*Stated task:* Pictures are not part of the copy. Retype the lines from the first one through the line that contains "import * as d3 from 'd3';".

+ + + +

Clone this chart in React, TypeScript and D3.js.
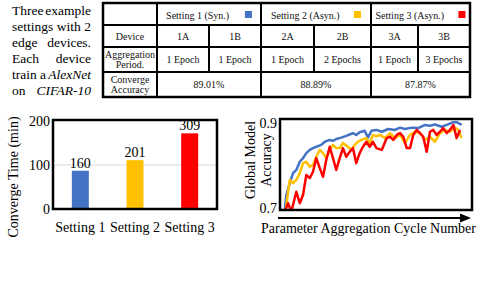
import React from 'react';
import * as d3 from 'd3';

// intro paragraph, each line split in a left-aligned and right-aligned part
const introLines: [string, string, boolean][] = [
  ['Three', 'example', false],
  ['settings with', '2', false],
  ['edge', 'devices.', false],
  ['Each', 'device', false],
  ['train a', 'AlexNet', true],
  ['on', 'CIFAR-10', true],
];

// table
const settingNames = ['Setting 1 (Syn.)', 'Setting 2 (Asyn.)', 'Setting 3 (Asyn.)'];
const settingColors = ['#4472C4', '#FFC000', '#FF0000'];
const devices = ['1A', '1B', '2A', '2B', '3A', '3B'];
const periods = ['1 Epoch', '1 Epoch', '1 Epoch', '2 Epochs', '1 Epoch', '3 Epochs'];
const accuracies = ['89.01%', '88.89%', '87.87%'];
const rowLabels = [[''], ['Device'], ['Aggregation', 'Period.'], ['Converge', 'Accuracy']];

// bar chart
const barCategories = ['Setting 1', 'Setting 2', 'Setting 3'];
const barHeights = [87, 111, 172]; // as drawn
const barLabels = ['160', '201', '309'];
const barTicks = [0, 100, 200];

// accuracy curves: [cycle, accuracy]
const blueSeries: [number, number][] = [
  [2.4, 0.696], [3.3, 0.733], [5.1, 0.759], [6.8, 0.781], [8.5, 0.788], [10.3, 0.806],
  [12.0, 0.814], [13.7, 0.825], [15.5, 0.832], [17.2, 0.836], [18.9, 0.839], [21.5, 0.843],
  [23.3, 0.850], [25.9, 0.854], [27.6, 0.852], [29.3, 0.856], [31.9, 0.859], [34.5, 0.863],
  [36.3, 0.866], [38.0, 0.869], [39.7, 0.865], [41.5, 0.871], [44.1, 0.874], [45.8, 0.859],
  [47.6, 0.874], [50.2, 0.876], [53.0, 0.872], [56.4, 0.878], [59.9, 0.876], [62.5, 0.881],
  [65.1, 0.878], [68.6, 0.881], [72.0, 0.880], [75.5, 0.887], [78.1, 0.885], [80.7, 0.888],
  [84.2, 0.883], [86.8, 0.887], [90.3, 0.893], [92.0, 0.893], [94.6, 0.887],
];
const yellowSeries: [number, number][] = [
  [2.8, 0.696], [5.1, 0.766], [6.8, 0.759], [8.5, 0.766], [10.3, 0.781], [12.0, 0.803],
  [13.7, 0.806], [15.5, 0.795], [17.2, 0.799], [18.9, 0.817], [20.7, 0.832], [22.4, 0.825],
  [24.1, 0.814], [25.9, 0.832], [27.6, 0.843], [29.3, 0.836], [31.1, 0.836], [32.8, 0.847],
  [35.4, 0.839], [37.1, 0.832], [38.9, 0.843], [40.6, 0.850], [42.3, 0.854], [45.0, 0.858],
  [46.7, 0.847], [48.4, 0.865], [50.2, 0.862], [52.1, 0.865], [54.7, 0.858], [57.3, 0.869],
  [59.9, 0.858], [62.5, 0.865], [65.1, 0.847], [67.7, 0.865], [70.3, 0.872], [72.9, 0.869],
  [75.5, 0.854], [78.1, 0.861], [80.7, 0.850], [83.3, 0.869], [85.9, 0.876], [88.5, 0.872],
  [91.1, 0.881], [92.9, 0.876], [94.6, 0.858],
];
const redSeries: [number, number][] = [
  [2.4, 0.696], [4.2, 0.715], [5.9, 0.696], [8.5, 0.740], [10.3, 0.715], [12.0, 0.733],
  [13.7, 0.777], [15.5, 0.770], [17.2, 0.784], [18.9, 0.814], [20.7, 0.792], [22.4, 0.773],
  [24.1, 0.810], [25.9, 0.839], [27.6, 0.814], [29.3, 0.788], [31.1, 0.814], [32.8, 0.836],
  [34.5, 0.817], [36.3, 0.828], [38.0, 0.836], [39.7, 0.803], [41.5, 0.825], [43.2, 0.839],
  [45.0, 0.850], [46.7, 0.839], [48.4, 0.850], [50.2, 0.836], [53.0, 0.832], [55.6, 0.858],
  [57.3, 0.861], [59.0, 0.854], [60.8, 0.865], [62.5, 0.869], [64.2, 0.861], [66.0, 0.836],
  [67.7, 0.836], [69.4, 0.865], [71.2, 0.876], [72.9, 0.869], [74.6, 0.861], [76.4, 0.828],
  [78.1, 0.872], [79.8, 0.876], [81.6, 0.865], [83.3, 0.872], [85.0, 0.880], [86.8, 0.869],
  [88.5, 0.876], [90.3, 0.887], [92.0, 0.858], [93.8, 0.876],
];
const lineSeries = [blueSeries, yellowSeries, redSeries];
const accTicks = [0.7, 0.9];

const FONT = '"Liberation Serif", "Times New Roman", serif';

const App: React.FC = () => {
  // table geometry
  const colX = [103, 157, 209, 261, 314, 371, 418, 470];
  const rowY = [3, 25, 47, 72, 97];

  // bar chart scales
  const barFrame = { left: 53, right: 217, top: 120, bottom: 209 };
  const xBar = d3.scaleBand().domain(barCategories).range([barFrame.left, barFrame.right]).padding(0);
  const yBar = d3.scaleLinear().domain([0, 200]).range([barFrame.bottom, barFrame.top + 1]);
  const barW = 17;

  // line chart scales
  const lf = { left: 280, right: 472, top: 119, bottom: 210 };
  const xLine = d3.scaleLinear().domain([0, 100]).range([lf.left, lf.right]);
  const yLine = d3.scaleLinear().domain([0.7, 0.9]).range([lf.bottom, lf.top]);
  const line = d3.line<[number, number]>().x(d => xLine(d[0])).y(d => yLine(d[1]));

  const cellCenter = (i: number) => (colX[i] + colX[i + 1]) / 2;
  const settingCenter = (s: number) => (colX[1 + 2 * s] + colX[3 + 2 * s]) / 2;

  return (
    <svg width={484} height={293} style={{ position: 'absolute', left: 0, top: 0, background: '#fff' }}
      fontFamily={FONT}>
      <defs>
        <clipPath id="lineClip">
          <rect x={lf.left} y={lf.top} width={lf.right - lf.left} height={lf.bottom - lf.top} />
        </clipPath>
      </defs>

      {/* intro paragraph */}
      {introLines.map((l, i) => (
        <g key={i} fontSize={13.5} fill="#000">
          <text x={12} y={15 + i * 16}>{l[0]}</text>
          <text x={91} y={15 + i * 16} textAnchor="end" fontStyle={l[2] ? 'italic' : 'normal'}>{l[1]}</text>
        </g>
      ))}

      {/* table */}
      <g fontSize={10} fill="#111" textAnchor="middle">
        {rowLabels.map((lines, r) => {
          const cy = (rowY[r] + rowY[r + 1]) / 2;
          return lines.map((t, k) => (
            <text key={`${r}-${k}`} x={(colX[0] + colX[1]) / 2}
              y={cy + 3.5 + (k - (lines.length - 1) / 2) * 10}>{t}</text>
          ));
        })}
        {settingNames.map((s, i) => {
          const c = settingCenter(i);
          const textW = s.length * 4.05;
          const groupW = textW + 14 + 7;
          const x0 = c - groupW / 2;
          return (
            <g key={s}>
              <text x={x0} y={18.5} textAnchor="start">{s}</text>
              <rect x={x0 + groupW - 7} y={11} width={7} height={7} fill={settingColors[i]} />
            </g>
          );
        })}
        {devices.map((d, i) => (
          <text key={d} x={cellCenter(i + 1)} y={39.5}>{d}</text>
        ))}
        {periods.map((p, i) => (
          <text key={i} x={cellCenter(i + 1)} y={63}>{p}</text>
        ))}
        {accuracies.map((a, i) => (
          <text key={a} x={settingCenter(i)} y={88}>{a}</text>
        ))}
      </g>
      <g stroke="#000" fill="none">
        {rowY.slice(1, -1).map(y => (
          <line key={y} x1={colX[0]} x2={colX[7]} y1={y} y2={y} strokeWidth={2} />
        ))}
        {colX.slice(1, -1).map((x, i) => {
          const isSub = i % 2 === 1; // device split lines
          return <line key={x} x1={x} x2={x} y1={isSub ? rowY[1] : rowY[0]} y2={isSub ? rowY[3] : rowY[4]} strokeWidth={2} />;
        })}
        <rect x={colX[0]} y={rowY[0]} width={colX[7] - colX[0]} height={rowY[4] - rowY[0]} strokeWidth={2.5} />
      </g>

      {/* bar chart */}
      <line x1={barFrame.left} x2={barFrame.right} y1={yBar(100)} y2={yBar(100)} stroke="#d9d9d9" strokeWidth={1} />
      {barCategories.map((c, i) => {
        const cx = xBar(c)! + xBar.bandwidth() / 2;
        return (
          <g key={c}>
            <rect x={cx - barW / 2} y={yBar(barHeights[i])} width={barW}
              height={yBar(0) - yBar(barHeights[i])} fill={settingColors[i]} />
            <text x={cx} y={yBar(barHeights[i]) - 3} textAnchor="middle" fontSize={14}>{barLabels[i]}</text>
            <text x={cx} y={232} textAnchor="middle" fontSize={14}>{c}</text>
          </g>
        );
      })}
      <rect x={barFrame.left} y={barFrame.top} width={barFrame.right - barFrame.left}
        height={barFrame.bottom - barFrame.top} fill="none" stroke="#000" strokeWidth={2.5} />
      {barTicks.map(t => (
        <text key={t} x={50} y={yBar(t) + 5} textAnchor="end" fontSize={14}>{t}</text>
      ))}
      <text transform="translate(18,177) rotate(-90)" textAnchor="middle" fontSize={14}>Converge Time (min)</text>

      {/* line chart */}
      <g clipPath="url(#lineClip)">
        {lineSeries.map((s, i) => (
          <path key={i} d={line(s) || ''} fill="none" stroke={settingColors[i]} strokeWidth={2.5}
            strokeLinejoin="round" />
        ))}
      </g>
      <rect x={lf.left} y={lf.top} width={lf.right - lf.left} height={lf.bottom - lf.top}
        fill="none" stroke="#000" strokeWidth={2.5} />
      {accTicks.map(t => (
        <text key={t} x={277} y={t === 0.9 ? yLine(t) + 9 : yLine(t) + 3} textAnchor="end" fontSize={14}>
          {d3.format('.1f')(t)}
        </text>
      ))}
      <text transform="translate(255,160) rotate(-90)" textAnchor="middle" fontSize={14}>Global Model</text>
      <text transform="translate(270.5,160) rotate(-90)" textAnchor="middle" fontSize={14}>Accuracy</text>
      <line x1={278} x2={463} y1={218} y2={218} stroke="#000" strokeWidth={2} />
      <path d="M460,213.5 L471,218 L460,222.5 Z" fill="#000" />
      <text x={368.5} y={232.5} textAnchor="middle" fontSize={14}>Parameter Aggregation Cycle Number</text>
    </svg>
  );
};

export default App;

+ + + +

*Task result:*
Clone this chart in React, TypeScript and D3.js.
import React from 'react';
import * as d3 from 'd3';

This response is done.